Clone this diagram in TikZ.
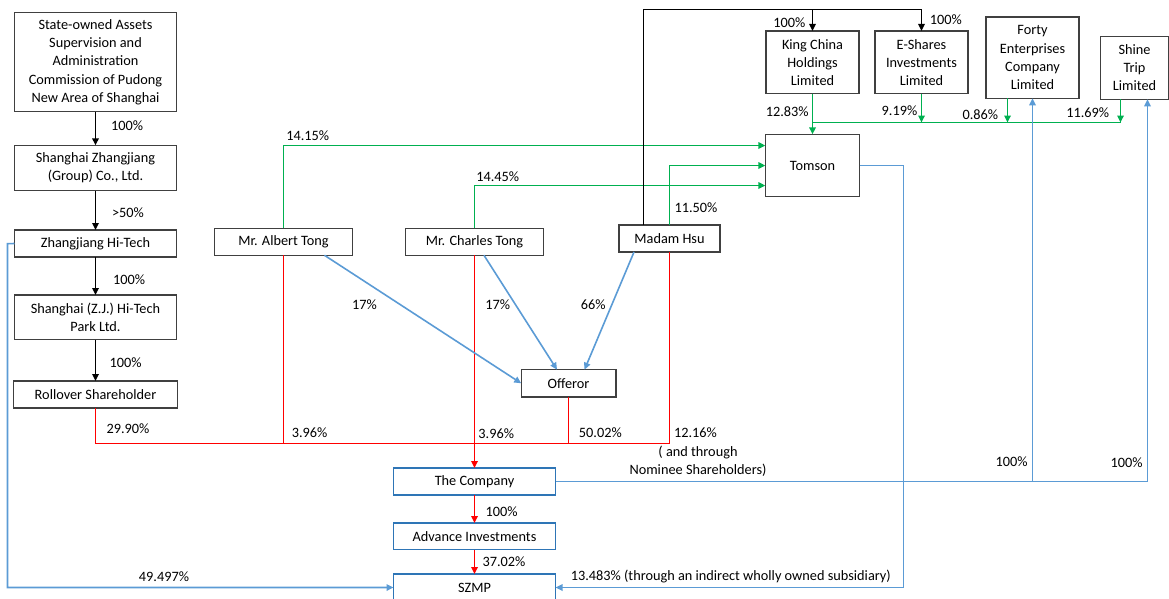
\documentclass[tikz,border=0pt]{standalone}
\usepackage{fontspec}
\setmainfont{Carlito}
\usepackage{xcolor}
\usetikzlibrary{arrows.meta,positioning}

\definecolor{owngreen}{RGB}{0,176,80}
\definecolor{ownred}{RGB}{255,0,0}
\definecolor{ownblue}{RGB}{91,155,213}
\definecolor{boxblue}{RGB}{46,117,182}

\begin{document}
\begin{tikzpicture}[
  x=1pt, y=-1pt,
  font=\fontsize{14.3}{18.2}\selectfont,
  entity/.style={draw=black!75, line width=1.4pt, align=center, inner sep=0pt,
    outer sep=0pt, minimum height=27pt},
  listed/.style={entity, draw=boxblue, minimum width=162pt},
  owns/.style={-{Triangle[length=7pt,width=6.5pt]}, line width=1.6pt},
  greenline/.style={line width=1.6pt, color=owngreen},
  greenarrow/.style={owns, color=owngreen},
  redline/.style={line width=1.6pt, color=ownred},
  redarrow/.style={owns, color=ownred},
  bluearrow/.style={owns, color=ownblue},
  pct/.style={inner sep=0pt}
]
\useasboundingbox (0,0) rectangle (1169,598);

% left column
\node[entity, minimum width=162pt, minimum height=99pt] (sasac) at (95.5,62.2)
  {State-owned Assets\\Supervision and\\Administration\\Commission of Pudong\\New Area of Shanghai};
\node[entity, minimum width=162pt, minimum height=45.4pt, below=33.6pt of sasac] (group)
  {Shanghai Zhangjiang\\(Group) Co., Ltd.};
\node[entity, minimum width=162pt, below=39.3pt of group] (hitech) {Zhangjiang Hi-Tech};
\node[entity, minimum width=162pt, minimum height=44.7pt, below=38pt of hitech] (park)
  {Shanghai (Z.J.) Hi-Tech\\Park Ltd.};
\node[entity, minimum width=164pt, below=41.3pt of park] (rollover) {Rollover Shareholder};

% individuals
\node[entity, minimum width=138.3pt] (albert) at (283.5,241.8) {Mr. Albert Tong};
\node[entity, minimum width=138.5pt] (charles) at (474.5,241.8) {Mr. Charles Tong};
\node[entity, minimum width=101pt] (hsu) at (669.5,238.5) {Madam Hsu};
\node[entity, minimum width=94.6pt, minimum height=27.3pt] (offeror) at (568.5,383.3) {Offeror};

% top right
\node[entity, minimum width=94.3pt, minimum height=62.4pt] (tomson) at (812.5,165.5) {Tomson};
\node[entity, minimum width=92.8pt, minimum height=62.7pt] (kingchina) at (812.5,62.3)
  {King China\\Holdings\\Limited};
\node[entity, minimum width=93pt, minimum height=62.7pt] (eshares) at (921.5,62.3)
  {E-Shares\\Investments\\Limited};
\node[entity, minimum width=93.3pt, minimum height=81.3pt] (forty) at (1032.5,57.7)
  {Forty\\Enterprises\\Company\\Limited};
\node[entity, minimum width=67.5pt, minimum height=63pt] (shine) at (1134.5,67.8)
  {Shine\\Trip\\Limited};

% bottom chain
\node[listed] (company) at (474.5,481.5) {The Company};
\node[listed, minimum height=26.6pt, below=28pt of company] (advance) {Advance Investments};
\node[listed, below=24.4pt of advance] (szmp) {SZMP};

\coordinate (bus) at (0,443.5);
\coordinate (top) at (0,9.5);
\coordinate (drop) at (903.5,587.5);

% state chain
\draw[owns] (sasac.south -| group.north) -- (group.north);
\draw[owns] (group) -- (hitech);
\draw[owns] (hitech) -- (park);
\draw[owns] (park) -- (rollover);
\node[pct] (p1) at (127,126) {100\%};
\node[pct] (p2) at (128,212.3) {>50\%};
\node[pct] (p3) at (129.2,280) {100\%};
\node[pct] (p4) at (125.5,362.7) {100\%};

\draw[bluearrow] (hitech.west) -- (7.5,243.7) |- (szmp.west);
\node[pct] (p5) at (164,576.7) {49.497\%};

% red holdings in the company
\draw[redline] (rollover.south) |- (hsu.south |- bus) -- (hsu.south);
\draw[redline] (albert.south) -- (albert.south |- bus);
\draw[redline] (offeror.south) -- (offeror.south |- bus);
\draw[redarrow] (charles.south) -- (company.north);
\draw[redarrow] (company) -- (advance);
\draw[redarrow] (advance) -- (szmp);
\node[pct] (p6) at (128,428.7) {29.90\%};
\node[pct] (p7) at (309.6,432.3) {3.96\%};
\node[pct] (p8) at (496.2,433.3) {3.96\%};
\node[pct] (p9) at (600.4,432.3) {50.02\%};
\node[pct] (p10) at (695.5,432.3) {12.16\%};
\node[pct, align=center] (p11) at (698,461.5) {( and through\\Nominee Shareholders)};
\node[pct] (p12) at (501.5,511.7) {100\%};
\node[pct] (p13) at (504,561.3) {37.02\%};

% offeror
\draw[bluearrow] ([xshift=41pt]albert.south) -- (offeror.west);
\draw[bluearrow] ([xshift=9.5pt]charles.south) -- ([xshift=-11.5pt]offeror.north);
\draw[bluearrow] ([xshift=-35.5pt]hsu.south) -- ([xshift=16pt]offeror.north);
\node[pct] (p14) at (364.6,304.3) {17\%};
\node[pct] (p15) at (497.8,304.3) {17\%};
\node[pct] (p16) at (593.2,305) {66\%};

% tomson
\draw[greenarrow] (albert.north) |- ([yshift=20pt]tomson.west);
\draw[greenarrow] (hsu.north) |- (tomson.west);
\draw[greenarrow] (charles.north) |- ([yshift=-20pt]tomson.west);
\node[pct] (p17) at (307.7,135.7) {14.15\%};
\node[pct] (p18) at (497.7,176.7) {14.45\%};
\node[pct] (p19) at (696,207.3) {11.50\%};

\draw[owns] ([xshift=-26pt]hsu.north) |- (eshares.north |- top) -- (eshares.north);
\draw[owns] (kingchina.north |- top) -- (kingchina.north);
\node[pct] (p20) at (789.4,22.3) {100\%};
\node[pct] (p21) at (945.8,20) {100\%};

\draw[greenarrow] (kingchina) -- (tomson);
\draw[greenline] (812.5,122.5) -- (1120.5,122.5);
\draw[greenarrow] (eshares.south) -- (921.5,122.5);
\draw[greenarrow] ([xshift=-25pt]forty.south) -- (1007.5,122.5);
\draw[greenarrow] ([xshift=-14pt]shine.south) -- (1120.5,122.5);
\node[pct] (p22) at (787.2,111.7) {12.83\%};
\node[pct] (p23) at (899.5,111) {9.19\%};
\node[pct] (p24) at (980.3,115) {0.86\%};
\node[pct] (p25) at (1087.7,112.7) {11.69\%};

\draw[bluearrow] (tomson.east) -| (drop) -- (szmp.east);
\node[pct] (p26) at (730.8,576.7) {13.483\% (through an indirect wholly owned subsidiary)};

\draw[bluearrow] (company.east) -| ([xshift=13pt]shine.south);
\draw[bluearrow] (forty.south |- company.east) -- (forty.south);
\node[pct] (p27) at (1011.5,461.7) {100\%};
\node[pct] (p28) at (1126.5,462.7) {100\%};
\end{tikzpicture}
\end{document}
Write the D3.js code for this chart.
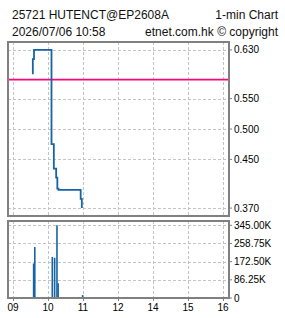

### Aim of the task
Say how many lines of the data hold the string "this". Reply with the number alone.

### Reply
2